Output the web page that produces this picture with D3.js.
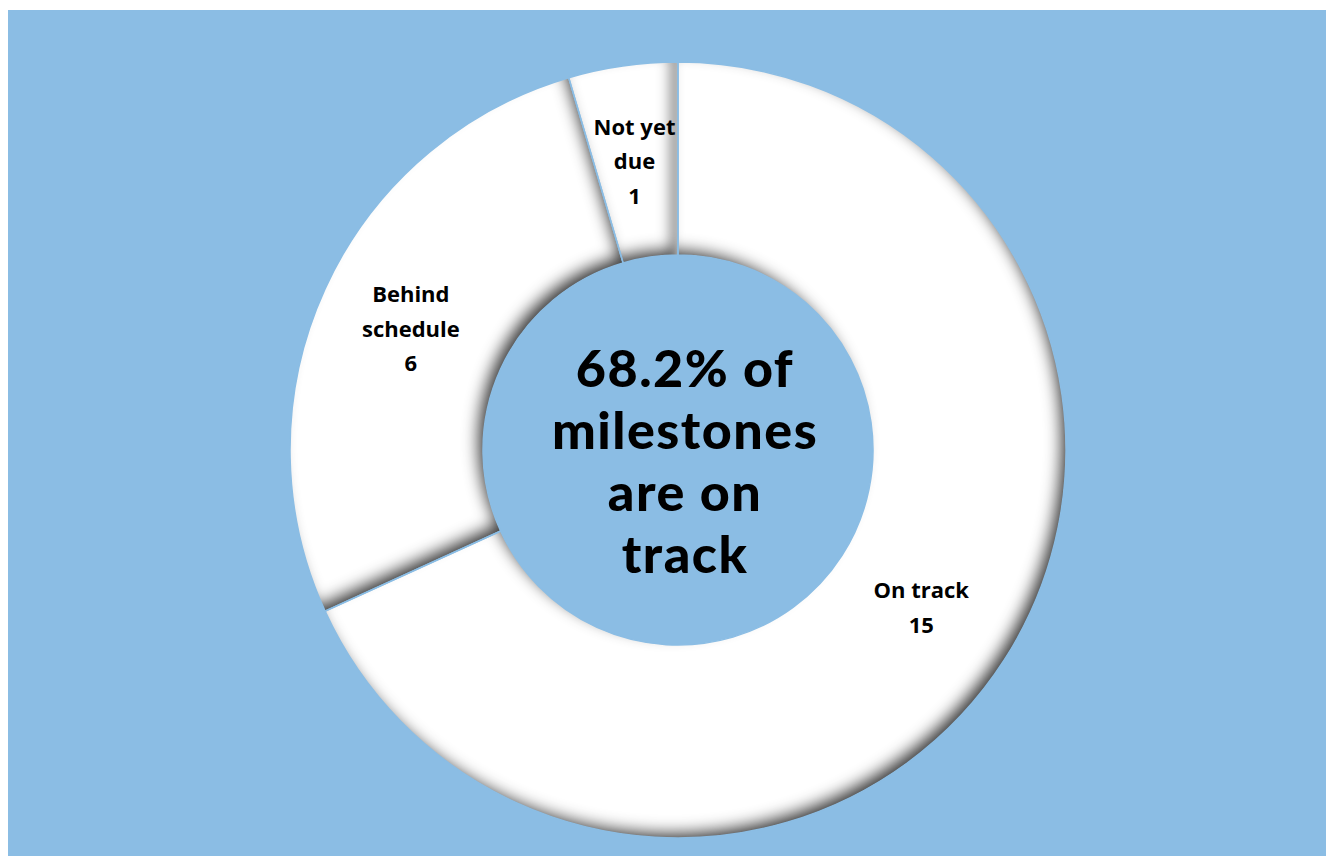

————

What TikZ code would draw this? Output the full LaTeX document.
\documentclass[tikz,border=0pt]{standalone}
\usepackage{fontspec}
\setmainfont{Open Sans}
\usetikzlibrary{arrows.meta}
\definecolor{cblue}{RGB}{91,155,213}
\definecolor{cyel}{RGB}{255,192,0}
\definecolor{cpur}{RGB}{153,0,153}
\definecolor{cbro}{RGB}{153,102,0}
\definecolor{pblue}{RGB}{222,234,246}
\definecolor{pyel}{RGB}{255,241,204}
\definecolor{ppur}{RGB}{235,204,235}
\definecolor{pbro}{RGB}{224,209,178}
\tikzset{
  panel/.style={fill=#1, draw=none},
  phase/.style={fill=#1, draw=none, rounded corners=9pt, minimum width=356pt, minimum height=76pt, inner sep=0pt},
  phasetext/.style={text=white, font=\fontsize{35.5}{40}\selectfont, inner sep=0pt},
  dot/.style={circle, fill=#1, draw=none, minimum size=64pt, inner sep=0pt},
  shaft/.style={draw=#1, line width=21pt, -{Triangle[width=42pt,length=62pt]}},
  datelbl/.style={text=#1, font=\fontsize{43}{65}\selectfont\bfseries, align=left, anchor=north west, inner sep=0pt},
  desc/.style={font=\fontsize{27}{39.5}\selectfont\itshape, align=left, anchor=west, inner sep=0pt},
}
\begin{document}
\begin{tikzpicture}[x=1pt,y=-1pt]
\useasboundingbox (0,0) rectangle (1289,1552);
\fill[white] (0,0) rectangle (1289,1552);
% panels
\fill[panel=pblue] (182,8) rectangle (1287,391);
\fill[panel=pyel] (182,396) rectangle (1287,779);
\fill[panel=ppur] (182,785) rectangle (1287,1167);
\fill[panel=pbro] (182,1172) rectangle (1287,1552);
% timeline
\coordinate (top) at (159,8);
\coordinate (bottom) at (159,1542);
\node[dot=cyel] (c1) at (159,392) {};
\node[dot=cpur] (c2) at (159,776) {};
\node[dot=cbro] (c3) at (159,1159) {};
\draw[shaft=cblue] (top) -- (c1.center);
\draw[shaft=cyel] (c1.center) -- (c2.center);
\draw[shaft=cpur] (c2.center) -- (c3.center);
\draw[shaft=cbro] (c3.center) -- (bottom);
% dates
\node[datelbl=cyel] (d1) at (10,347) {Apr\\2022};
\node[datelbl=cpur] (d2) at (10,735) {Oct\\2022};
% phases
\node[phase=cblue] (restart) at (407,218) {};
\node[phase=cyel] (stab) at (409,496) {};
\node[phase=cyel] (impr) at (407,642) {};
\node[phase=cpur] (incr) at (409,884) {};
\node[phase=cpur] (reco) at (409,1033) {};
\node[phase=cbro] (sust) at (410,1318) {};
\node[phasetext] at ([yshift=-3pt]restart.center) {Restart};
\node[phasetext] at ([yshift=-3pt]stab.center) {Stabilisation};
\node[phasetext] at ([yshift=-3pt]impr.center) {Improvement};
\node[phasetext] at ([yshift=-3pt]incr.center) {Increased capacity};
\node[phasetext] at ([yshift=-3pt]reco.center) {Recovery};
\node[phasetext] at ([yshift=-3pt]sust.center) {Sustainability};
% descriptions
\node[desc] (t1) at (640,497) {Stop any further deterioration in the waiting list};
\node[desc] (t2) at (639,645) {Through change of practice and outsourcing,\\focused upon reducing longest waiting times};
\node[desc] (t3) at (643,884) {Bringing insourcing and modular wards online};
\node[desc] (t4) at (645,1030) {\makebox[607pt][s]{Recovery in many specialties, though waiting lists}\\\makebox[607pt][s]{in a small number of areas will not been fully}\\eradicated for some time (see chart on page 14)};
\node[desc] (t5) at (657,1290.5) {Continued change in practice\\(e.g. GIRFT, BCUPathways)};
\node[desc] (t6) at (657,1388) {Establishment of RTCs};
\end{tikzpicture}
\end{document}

————

Filter the records above for "draw" and copy every matching line.

» Full answer
What TikZ code would draw this? Output the full LaTeX document.
  panel/.style={fill=#1, draw=none},
  phase/.style={fill=#1, draw=none, rounded corners=9pt, minimum width=356pt, minimum height=76pt, inner sep=0pt},
  dot/.style={circle, fill=#1, draw=none, minimum size=64pt, inner sep=0pt},
  shaft/.style={draw=#1, line width=21pt, -{Triangle[width=42pt,length=62pt]}},
\draw[shaft=cblue] (top) -- (c1.center);
\draw[shaft=cyel] (c1.center) -- (c2.center);
\draw[shaft=cpur] (c2.center) -- (c3.center);
\draw[shaft=cbro] (c3.center) -- (bottom);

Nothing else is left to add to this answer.